La liberté universitaire est dans l’ADN même des universités. Les premières d’entre elles ont été créées au Moyen-Âge justement pour que les savants et leurs étudiants pensent, discutent, fassent progresser la science à l’abri des diktats des gouvernants, des religieux et des normes sociales dominantes.

On n’avance pas que la Terre est ronde sans causer quelques levées de boucliers.

Ces jours-ci, le concept de liberté universitaire est à nouveau propulsé à l’avant-scène après que plusieurs professeurs ont dénoncé le climat d’intimidation auquel ils font face quand ils tentent de discuter en classe de certains concepts ou de présenter des œuvres qui contiennent des mots jugés offensants par quelques étudiants.

Notre collègue Isabelle Hachey vient tout juste de signer une série d’articles démontrant que le sujet inquiète bien au-delà de l’affaire Verushka Lieutenant-Duval à l’Université d’Ottawa.
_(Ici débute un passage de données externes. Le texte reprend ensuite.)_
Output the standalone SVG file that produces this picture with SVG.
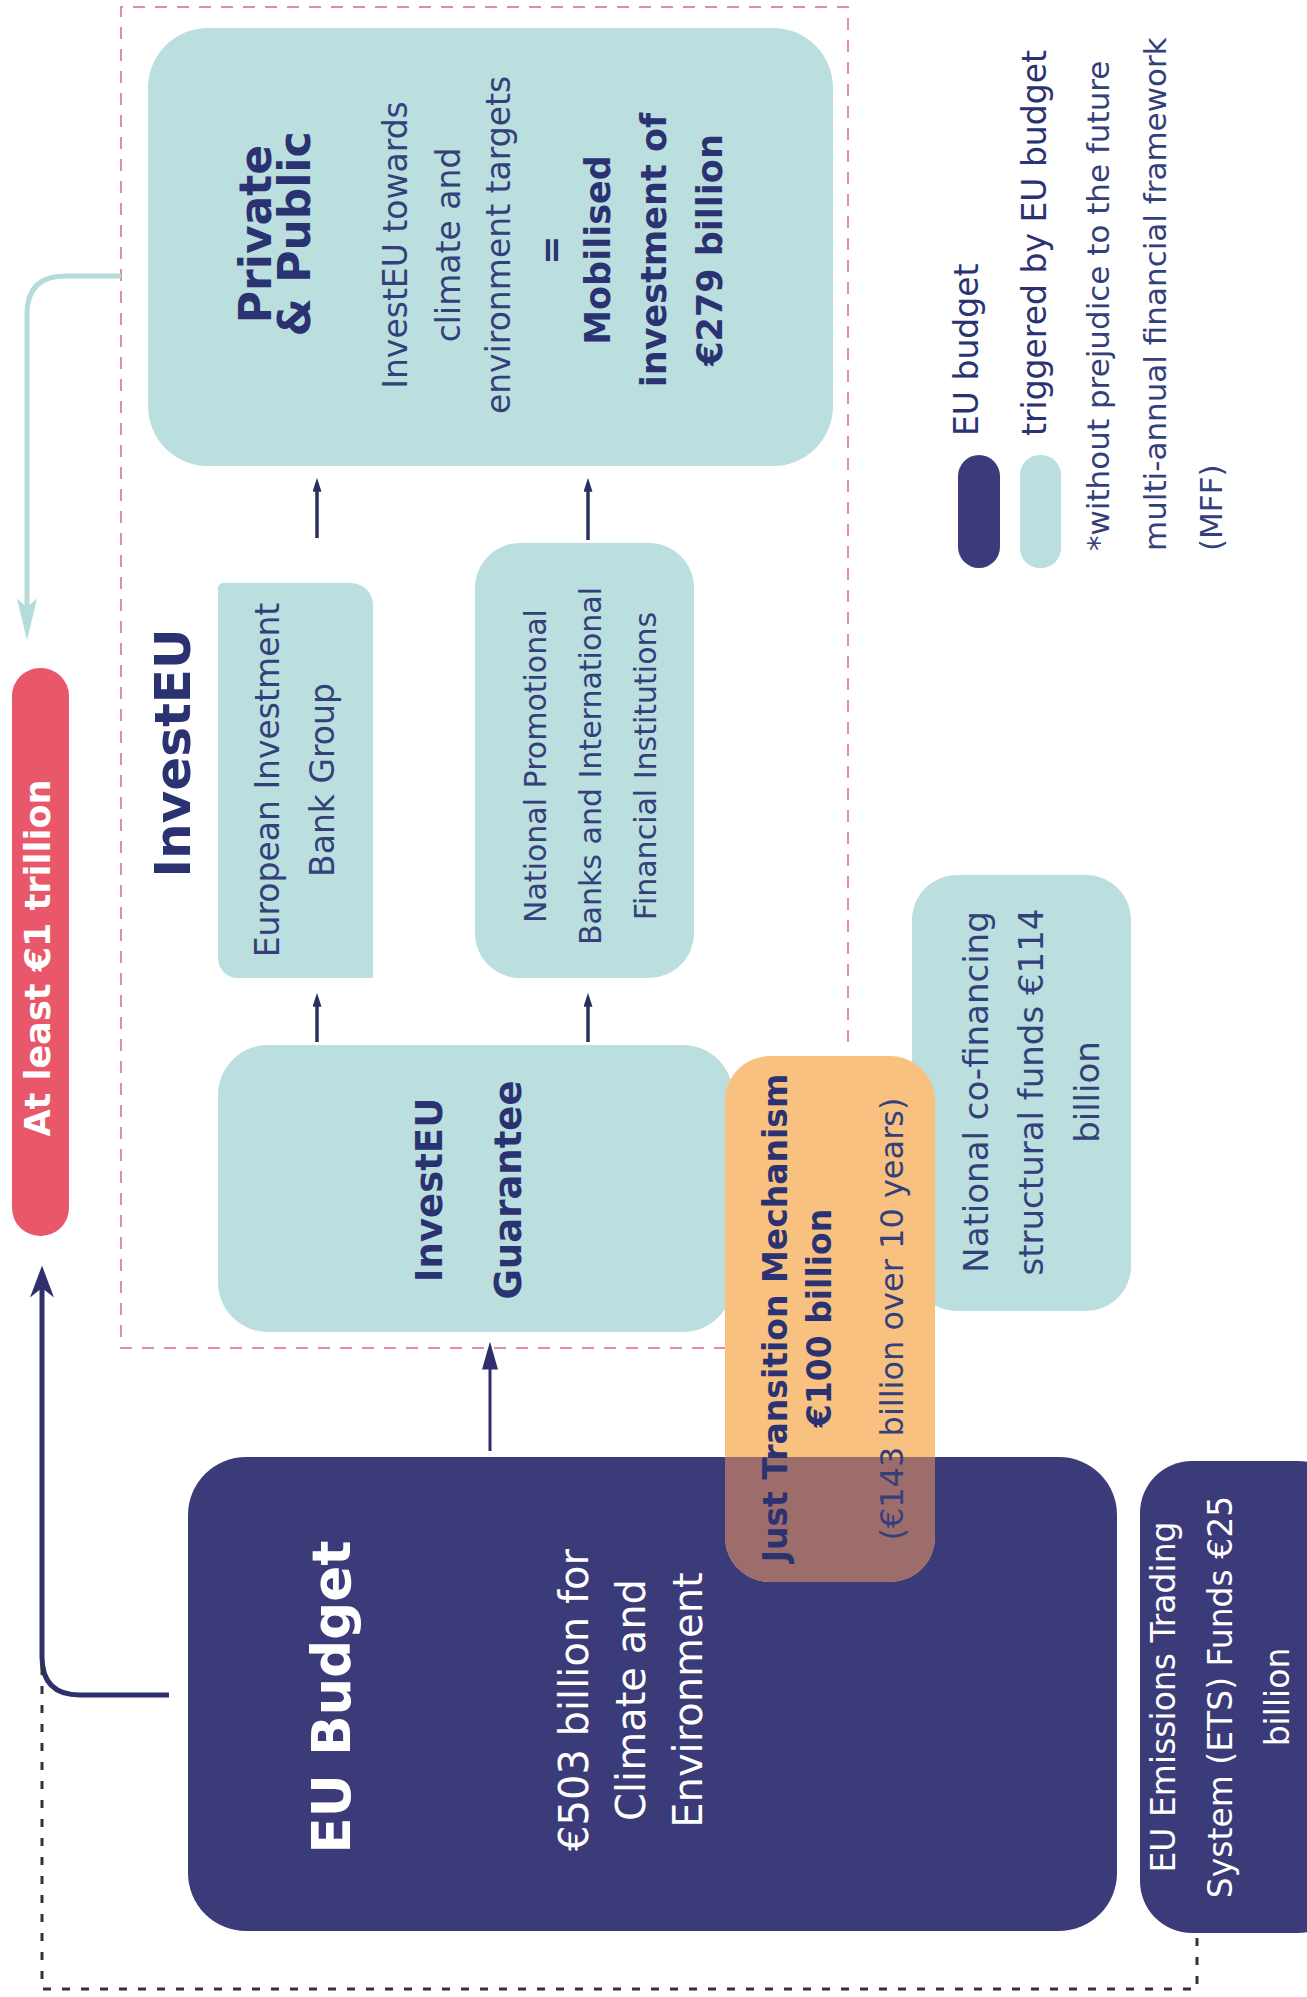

Et si on regarde aux États-Unis et en France, on lit des histoires fort similaires à celles dénoncées sur nos campus.

La fausse bonne idée

Ici, la question a pris assez d’ampleur dans les médias pour que le gouvernement veuille s’en mêler. La ministre de l’Enseignement supérieur, Danielle McCann, a même évoqué dans nos pages la possibilité d’écrire une loi-cadre ou un énoncé gouvernemental pour protéger la liberté universitaire. Elle veut lancer des consultations au printemps.

Déjà, la démarche fait grincer des dents dans le milieu universitaire. Et pour cause.

Laisser le gouvernement, quel qu’il soit, se mêler de liberté universitaire, n’est-ce pas un peu laisser le loup entrer dans la bergerie ? Imaginez une loi-cadre qui tomberait dans les pattes d’un gouvernement populiste !

La ministre a raison de vouloir convoquer les parties prenantes pour qu’elles mettent en commun leurs réflexions, mais la responsabilité de trouver des solutions revient aux universités elles-mêmes, qui ont tous les outils en mains pour défendre la liberté d’enseignement des uns et la liberté d’expression de tous, professeurs et étudiants.

Mais ça demande un peu plus de leadership que ce qu’on a vu à l’Université d’Ottawa ! Il y a moyen de sévir quand la colère se transforme en harcèlement et en publication d’informations confidentielles sur les réseaux sociaux dans le but de ternir l’image d’une chargée de cours. Et les outils pour le faire sont déjà en place, que ce soit par les codes d’éthique des divers établissements ou les lois en vigueur à travers le pays.

Entendre toutes les parties

Les incidents rapportés récemment au Québec touchent surtout des interventions d’étudiants issus du mouvement de la gauche woke, qui combat le racisme systémique et appelle à la décolonisation, mais d’autres exemples à travers le monde touchent aussi les jeunes adhérant aux idées d’extrême droite et aux théories conspirationnistes.

Dans tous les cas, la liberté des uns doit s’arrêter où débute celle des autres, et c’est aux dirigeants des universités d’y veiller.

C’est aussi aux leaders des établissements d’enseignement supérieur de s’assurer que les points de vue de tous sont entendus en lançant des rencontres où les opinions se font face de manière respectueuse.

D’ailleurs, ces jours-ci, on aimerait entendre davantage les étudiants qui sont partie prenante de ces confrontations ainsi que les autres. On a pour le moment un seul côté de la médaille, celui des enseignants, et c’est bien dommage.

Relativisons !

Une bonne discussion interuniversitaire sur la question serait aussi une bonne occasion pour relativiser un peu. Car, bien que les dérapages qui ont été rapportés au cours des derniers mois fassent sourciller, il ne faut pas oublier que la liberté universitaire est mise à mal de manière beaucoup plus inquiétante aux quatre coins du monde. Chaque année, l’organisation Scholars at Risk recense des centaines de cas de professeurs et d’étudiants tués, emprisonnés ou poursuivis en justice pour leurs idées par des gouvernements autoritaires, des groupes armés ou de puissants intérêts économiques.

Ça ne rend pas ce qui se passe chez nous insignifiant, mais il n’y a pas péril en la demeure. Juste un besoin d’ouvrir un réel dialogue et de poser des balises claires.